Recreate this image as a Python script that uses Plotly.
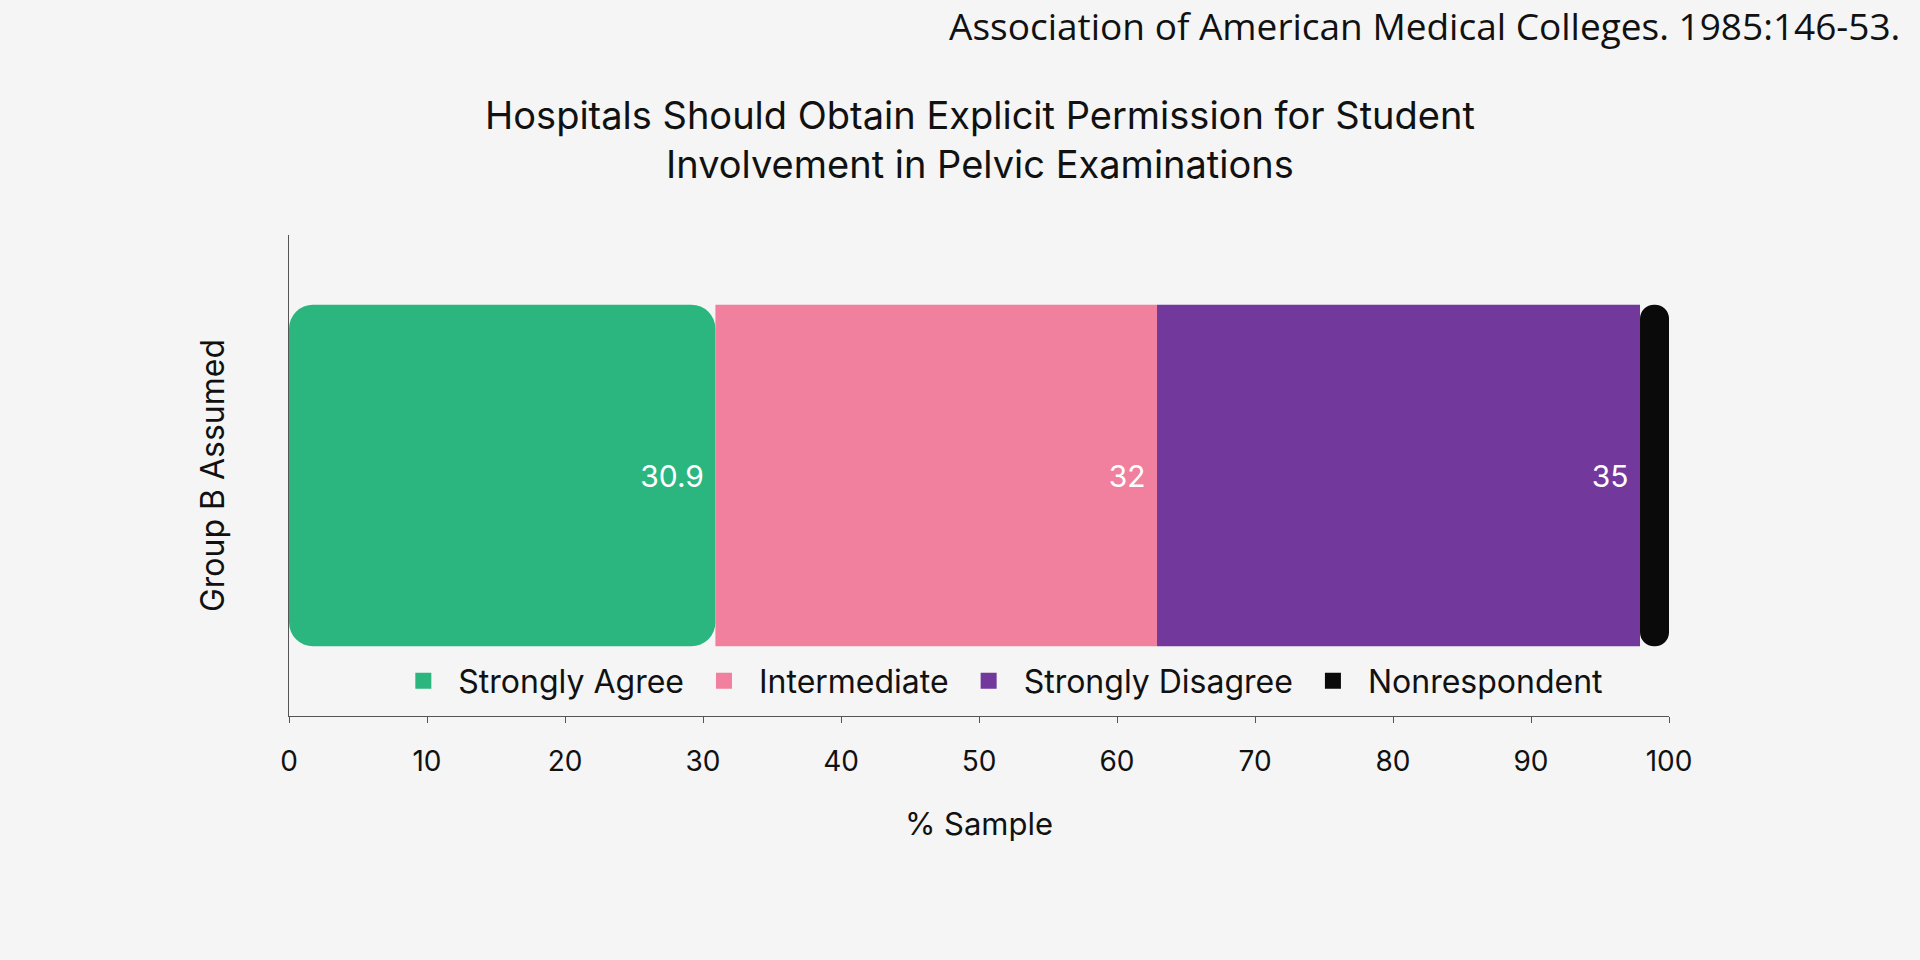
import numpy as np
import plotly.graph_objects as go

# ---- data ----
category = ["Group B Assumed"]
series_names = ["Strongly Agree", "Intermediate", "Strongly Disagree", "Nonrespondent"]
series_values = [30.9, 32, 35, 2.1]
series_colors = ["#2bb67f", "#f0809e", "#72389c", "#0a0a0a"]
show_labels = [True, True, True, False]
x_ticks = [0, 10, 20, 30, 40, 50, 60, 70, 80, 90, 100]

title_text = ("Hospitals Should Obtain Explicit Permission for Student<br>"
              "Involvement in Pelvic Examinations")
source_text = "Association of American Medical Colleges. 1985:146-53."

FONT = "Inter"
TXT = "#111111"

bases = np.concatenate([[0], np.cumsum(series_values)[:-1]])

fig = go.Figure()
n = len(series_values)
for i, (name, val, col, lab) in enumerate(zip(series_names, series_values, series_colors, show_labels)):
    if i == 0:
        # drawn from its right end back to 0 so the outer (left) end gets rounded
        base = bases[i] + val
        xval = -val
        radius = 24
    else:
        base = bases[i]
        xval = val
        radius = 24 if i == n - 1 else 0
    use_text = lab and i > 0
    fig.add_trace(go.Bar(
        y=category,
        x=[xval],
        base=[base],
        orientation="h",
        name=name,
        showlegend=False,
        marker=dict(color=col, line=dict(width=0), cornerradius=radius),
        text=[f"{val:g}\u00a0"] if use_text else None,
        texttemplate="%{text}" if use_text else None,
        textposition="inside" if use_text else "none",
        insidetextanchor="end",
        textfont=dict(color="white", size=30, family=FONT),
        width=0.71,
        hovertemplate=f"{name}: {val:g}<extra></extra>",
    ))

# value label of the first segment (transparent overlay, same extent)
fig.add_trace(go.Bar(
    y=category, x=[series_values[0]], base=[bases[0]], orientation="h",
    showlegend=False, hoverinfo="skip",
    marker=dict(color="rgba(0,0,0,0)", line=dict(width=0)),
    text=[f"{series_values[0]:g}\u00a0"], texttemplate="%{text}",
    textposition="inside", insidetextanchor="end",
    textfont=dict(color="white", size=30, family=FONT), width=0.71,
))

# legend entries (square swatches)
for name, col in zip(series_names, series_colors):
    fig.add_trace(go.Scatter(
        x=[None], y=[None], mode="markers", name=name,
        marker=dict(symbol="square", size=16, color=col),
        showlegend=True, hoverinfo="skip",
    ))

fig.add_annotation(
    text=source_text, xref="paper", yref="paper",
    x=1.169, y=1.492, xanchor="right", yanchor="top",
    showarrow=False, font=dict(family="Open Sans", size=37, color=TXT),
)

fig.update_layout(
    width=1920, height=960,
    barmode="overlay",
    paper_bgcolor="#f4f5f4",
    plot_bgcolor="rgba(0,0,0,0)",
    margin=dict(l=289, r=251, t=235, b=244),
    font=dict(family=FONT, color=TXT),
    title=dict(text=title_text, x=0.5104, xanchor="center", y=0.866, yanchor="middle",
               font=dict(size=38, family=FONT, color=TXT)),
    showlegend=True,
    legend=dict(orientation="h", x=0.514, xanchor="center", y=0.073, yanchor="middle",
                font=dict(size=32, family=FONT, color=TXT), itemwidth=60,
                bgcolor="rgba(0,0,0,0)", traceorder="normal"),
    xaxis=dict(range=[0, 100], tickvals=x_ticks, showgrid=False, zeroline=False,
               showline=True, linecolor="#555555", linewidth=1,
               ticks="outside", ticklen=6, tickcolor="#555555", ticklabelstandoff=14,
               tickfont=dict(size=28, family=FONT, color=TXT),
               title=dict(text="% Sample", font=dict(size=31, family=FONT, color=TXT),
                          standoff=36)),
    yaxis=dict(showgrid=False, zeroline=False, showline=True, linecolor="#555555",
               linewidth=1, showticklabels=False, ticks="", range=[-0.5, 0.5],
               title=dict(text=category[0], font=dict(size=32, family=FONT, color=TXT),
                          standoff=53)),
)

fig.write_html("out.html", config={"displayModeBar": False},
               post_script="document.body.style.margin='0';")
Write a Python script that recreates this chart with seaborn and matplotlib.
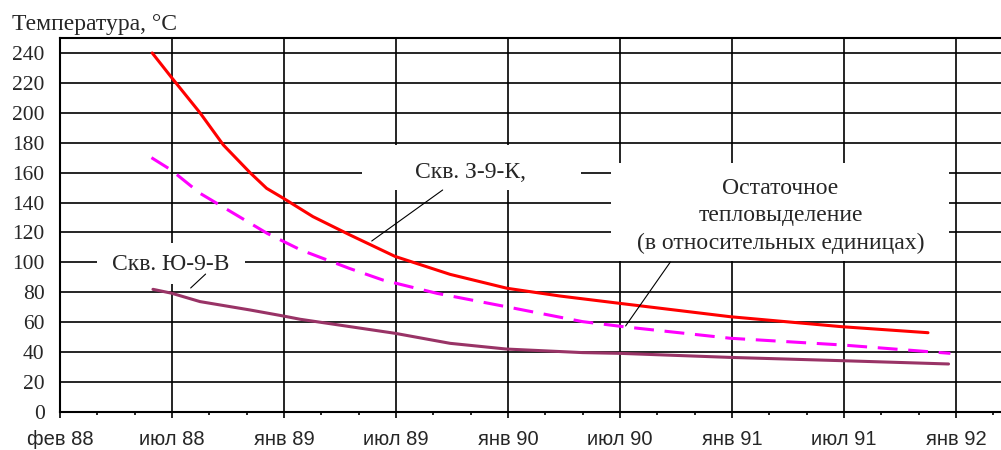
import matplotlib
matplotlib.use("Agg")
import matplotlib.pyplot as plt
from matplotlib.patches import Rectangle
from matplotlib.ticker import MultipleLocator, FixedLocator
from matplotlib.transforms import ScaledTranslation
import seaborn as sns
import pandas as pd

# x = months since фев 88
x_labels = ["фев 88", "июл 88", "янв 89", "июл 89", "янв 90",
            "июл 90", "янв 91", "июл 91", "янв 92"]
x_ticks = [0, 6, 12, 18, 24, 30, 36, 42, 48]

red_x = [4.94, 5.95, 7.5, 8.75, 10.18, 11.07, 11.95, 13.55, 15.54, 17.95,
         20.9, 23.95, 26.8, 30.0, 35.9, 41.9, 46.5]
red_y = [240, 224, 200, 178.5, 160, 149.5, 143, 130.6, 118.3, 104,
         92, 82.7, 77.5, 72.6, 63.7, 57, 53]

mag_x = [4.9, 5.95, 7.5, 9.3, 11.1, 12.9, 15.5, 17.3, 20.2, 23.9,
         28.0, 30.2, 35.9, 41.9, 47.7]
mag_y = [170, 161.8, 146.2, 132.8, 119.4, 108.3, 96, 88.2, 79.3, 70.4,
         60.4, 57, 49.3, 44.8, 39.2]

pur_x = [4.98, 5.98, 7.5, 10.18, 11.95, 12.86, 17.95, 20.9, 23.9, 28.0,
         30.0, 35.9, 41.9, 47.6]
pur_y = [82, 79.4, 73.8, 68.2, 64.2, 62, 52.6, 45.9, 42.1, 39.7,
         39.2, 36.5, 34.3, 32.1]

sns.set_style("white")
plt.rcParams["font.family"] = ["Liberation Serif", "DejaVu Serif"]

fig = plt.figure(figsize=(10.01, 4.5), dpi=100)
ax = fig.add_axes([60 / 1001, 38 / 450, 952 / 1001, 374 / 450])

df_red = pd.DataFrame({"x": red_x, "y": red_y})
df_mag = pd.DataFrame({"x": mag_x, "y": mag_y})
df_pur = pd.DataFrame({"x": pur_x, "y": pur_y})

sns.lineplot(data=df_pur, x="x", y="y", ax=ax, color="#993366", lw=2.2, zorder=3)
sns.lineplot(data=df_mag, x="x", y="y", ax=ax, color="#FF00FF", lw=2.2, zorder=3,
             linestyle=(0, (6.5, 3.5)))
sns.lineplot(data=df_red, x="x", y="y", ax=ax, color="#FF0000", lw=2.2, zorder=3)

ax.set_xlim(0, 51)
ax.set_ylim(0, 250)
ax.set_xlabel("")
ax.set_ylabel("")

ax.yaxis.set_major_locator(MultipleLocator(20))
ax.xaxis.set_major_locator(FixedLocator(x_ticks))
ax.xaxis.set_minor_locator(MultipleLocator(2))
ax.set_xticklabels(x_labels, fontfamily="Liberation Sans", fontsize=14.5)
shift = ScaledTranslation(0, -3 / 100, fig.dpi_scale_trans)
for lab in ax.get_yticklabels():
    lab.set_fontsize(15.5)
    lab.set_transform(lab.get_transform() + shift)

ax.grid(True, which="major", color="black", lw=1.2, zorder=0)
ax.set_axisbelow(True)
ax.tick_params(axis="y", length=0, pad=11)
ax.tick_params(axis="x", which="major", direction="out", length=4, width=1.2,
               color="black", pad=9, bottom=True)
ax.tick_params(axis="x", which="minor", direction="out", length=2.5, width=1.2,
               color="black", bottom=True)
for s in ax.spines.values():
    s.set_color("black")
    s.set_linewidth(1.5)

fig.text(12 / 1001, 1 - 30 / 450, "Температура, °C", fontsize=17,
         ha="left", va="baseline")

# white label boxes covering the grid
boxes = [(16.2, 148.4, 11.7, 30.1), (29.5, 100.9, 18.1, 65.5), (2.0, 85.6, 7.9, 27.4)]
for bx, by, bw, bh in boxes:
    ax.add_patch(Rectangle((bx, by), bw, bh, facecolor="white", edgecolor="none",
                           zorder=1))

ax.text(22.0, 160.4, "Скв. З-9-К,", fontsize=17, ha="center", va="center", zorder=5)
ax.text(38.6, 131, "Остаточное\nтепловыделение\n(в относительных единицах)",
        fontsize=17, ha="center", va="center", linespacing=1.42, zorder=5)
ax.text(5.95, 98.3, "Скв. Ю-9-В", fontsize=17, ha="center", va="center", zorder=5)

# leader lines
ax.plot([20.5, 16.7], [148.4, 114.3], color="black", lw=0.8, zorder=4)
ax.plot([32.7, 30.3], [100.3, 57.5], color="black", lw=0.8, zorder=4)
ax.plot([7.8, 7.0], [92.2, 82.9], color="black", lw=0.8, zorder=4)

fig.savefig("out.png", dpi=100)
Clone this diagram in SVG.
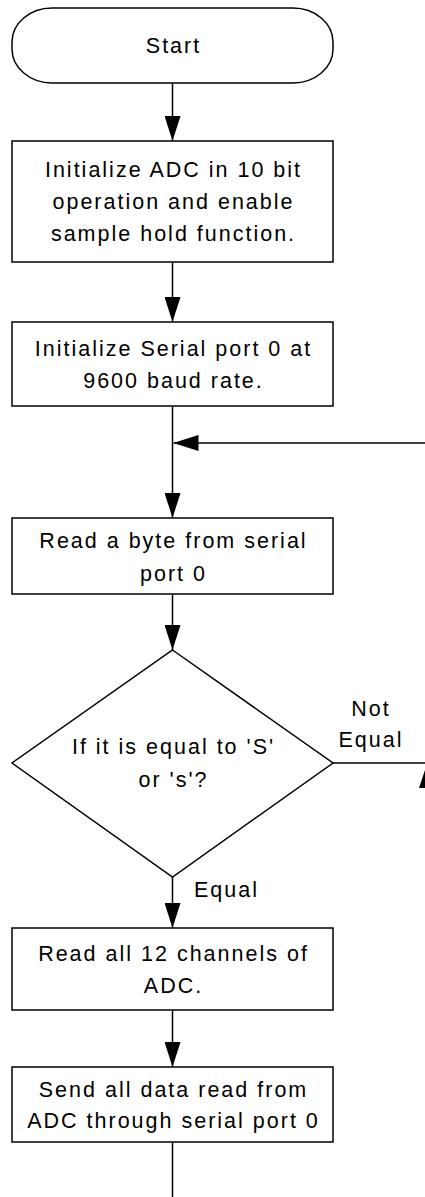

__Problem requirements__.
Leave out the pictures and restate, word for word, the lines from the top of the data through the line containing "import plotly.graph_objects as go", both included.

__The completed task__.
Recreate this image as a Python script that uses Plotly.
import numpy as np
import plotly.graph_objects as go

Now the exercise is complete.